The absence of the father in the family necessarily leads to a comeback of the matriarchy with the cycle of order and chaos governed by the sacrificial rite.

The State

In the pre-Christian world, the tribe chief was equal to everyone else but was also the representative of the authority, a magician, an economic counselor, etc. There was no separation between the sacred and the profane because the conception of the world was monistic (everything and everyone is one same thing, no distinction between God and people).

As a result, the chief became the scapegoat when things went south and was sacrificed to restore order.

The “patriarchalisation” of the state was first led by the Greeks through the invention of democracy. The idea wasn’t for everyone to have freedom but to end the sacrifice of the chief by replacing it with the casting of the ballot.

You no longer kill the chief; you vote.

Christianity established the patriarchy at the state level by creating the King, lieutenant of Christ, symbol and guarantor of peace.

He won’t be sacrificed as Christ has already been sacrificed, so any other type of sacrifice isn’t needed.

The “Sky”

The sky concerns the level of the Gods. In a pre-Christian matriarchal society, there was no incarnated authority as the main goddess was Gaia, the Earth, with an ever-changing mood.

The vision of the world was cyclic, alternating between order and chaos (hence needing sacrifice), which echoed across the two other societal levels (family and state).

People that are born are not “new people”, but reincarnation.
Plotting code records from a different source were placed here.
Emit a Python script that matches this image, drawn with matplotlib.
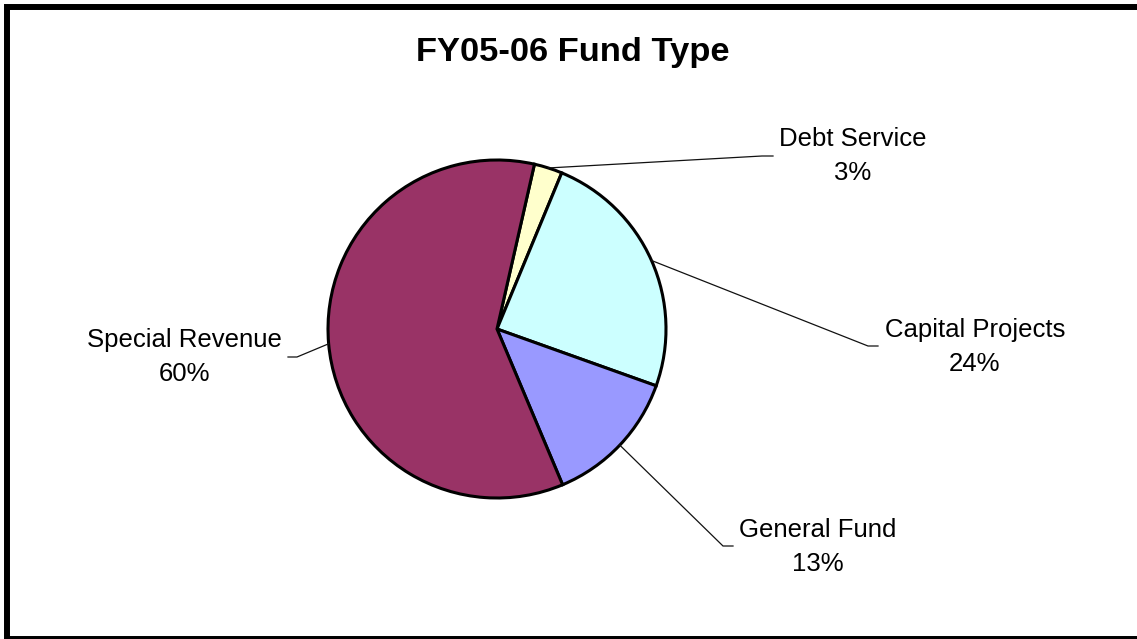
import matplotlib
matplotlib.use("Agg")
import matplotlib.pyplot as plt
from matplotlib.patches import Rectangle
import numpy as np

# Fund type shares, FY05-06 (percent of total)
categories = ["Debt Service", "Capital Projects", "General Fund", "Special Revenue"]
shares = [2.7, 24.2, 13.2, 59.9]
colors = ["#FFFFCC", "#CCFFFF", "#9999FF", "#993366"]
title = "FY05-06 Fund Type"

# Label placement in pixel units (x, first-line baseline y), leader elbow and end
label_pos = [(852.5, 146), (975, 337), (818, 537), (184, 347)]
leader_elbow = [(762, 156), (868, 346), (723, 546), (297, 357)]
leader_end = [(773, 156), (878, 346), (733, 546), (288, 357)]

W, H = 1137, 639
plt.rcParams["font.family"] = ["Liberation Sans", "DejaVu Sans"]

fig = plt.figure(figsize=(W / 100, H / 100), dpi=100)
ax = fig.add_axes([0, 0, 1, 1])


def fy(y):
    # convert a top-down pixel row to the y-up data coordinate
    return H - y


cx, cy, r = 497, fy(329), 169
wedges, _ = ax.pie(
    shares,
    colors=colors,
    startangle=77.2,
    counterclock=False,
    center=(cx, cy),
    radius=r,
    wedgeprops=dict(edgecolor="black", linewidth=2.2),
)

total = sum(shares)
for w, name, v, (tx, ty), (ex, ey), (kx, ky) in zip(
    wedges, categories, shares, label_pos, leader_elbow, leader_end
):
    mid = np.deg2rad((w.theta1 + w.theta2) / 2)
    sx, sy = cx + r * np.cos(mid), cy + r * np.sin(mid)
    ax.plot([sx, ex, kx], [sy, fy(ey), fy(ky)], color="#111111", lw=0.9,
            solid_joinstyle="miter")
    ax.text(tx, fy(ty), name, ha="center", va="baseline", fontsize=18.5,
            color="black")
    ax.text(tx, fy(ty + 34), f"{round(v / total * 100)}%", ha="center",
            va="baseline", fontsize=18.5, color="black")

ax.text(572.5, fy(61), title, ha="center", va="baseline", fontsize=24.8,
        fontweight="bold", color="black")

# chart area border
ax.add_patch(Rectangle((6.5, 0), W + 10, fy(7), fill=False, ec="black",
                       lw=4.3, clip_on=False))

ax.set_xlim(0, W)
ax.set_ylim(0, H)
ax.set_aspect("equal")
ax.axis("off")

fig.savefig("out.png", dpi=100, facecolor="white")
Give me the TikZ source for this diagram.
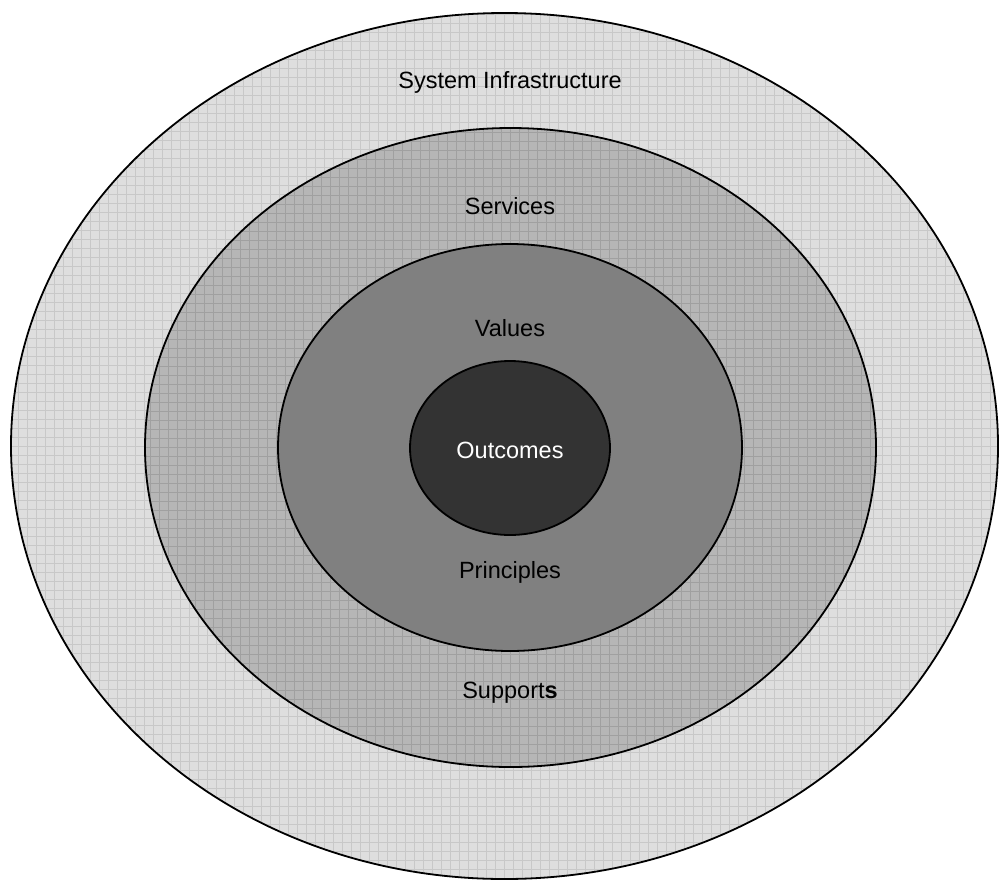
\documentclass[tikz,border=0pt]{standalone}
\usepackage{fontspec}
\setmainfont{Liberation Sans}
\usetikzlibrary{shapes.geometric}
\definecolor{ringA}{HTML}{DEDEDE}
\definecolor{gridA}{HTML}{C8C8C8}
\definecolor{ringB}{HTML}{B6B6B6}
\definecolor{gridB}{HTML}{A0A0A0}
\definecolor{ringC}{HTML}{808080}
\definecolor{ringD}{HTML}{333333}
\tikzset{
  ring/.style={ellipse, draw=black, line width=1.8pt, inner sep=0pt, outer sep=0pt},
  gridfill/.style={path picture={\draw[#1, line width=0.7pt] (path picture bounding box.south west) grid[step=9pt] (path picture bounding box.north east);}},
  lbl/.style={inner sep=0pt, font=\fontsize{23.5}{28}\selectfont, text=black},
}
\begin{document}
\begin{tikzpicture}[x=1pt, y=-1pt]
\useasboundingbox (0,0) rectangle (1000,881);
\node[ring, fill=ringA, gridfill=gridA, minimum width=987pt, minimum height=866pt] (infra) at (504.5,446) {};
\node[ring, fill=ringB, gridfill=gridB, minimum width=731pt, minimum height=639pt] (serv) at (510.5,447.5) {};
\node[ring, fill=ringC, minimum width=464pt, minimum height=407pt] (vals) at (510,447.5) {};
\node[ring, fill=ringD, minimum width=200pt, minimum height=174pt] (outc) at (510,448) {};
\node[lbl] (tinfra) at (510,82) {System Infrastructure};
\node[lbl] (tserv) at (510,206) {Services};
\node[lbl] (tvals) at (510,328) {Values};
\node[lbl, text=white] (toutc) at (510,450) {Outcomes};
\node[lbl] (tprin) at (510,572) {Principles};
\node[lbl] (tsupp) at (510,693) {Support\textbf{s}};
\end{tikzpicture}
\end{document}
Time is infinite.

The conception of God as a woman to God as a man was introduced by the Hebrews.


Christianity has moved the West (and most of the world) from a matriarchal society, functioning according to a cycle of order and chaos that necessitates sacrifice, to a patriarchal society of order where the Father, symbolized across the family by the father, across the state by the king, and across the “sky” by God, incarnates authority that ended the violence of sacrifices.

When we deconstruct and dechristianize society, we inevitably come back to a matriarchal society with the sacrifices it entails.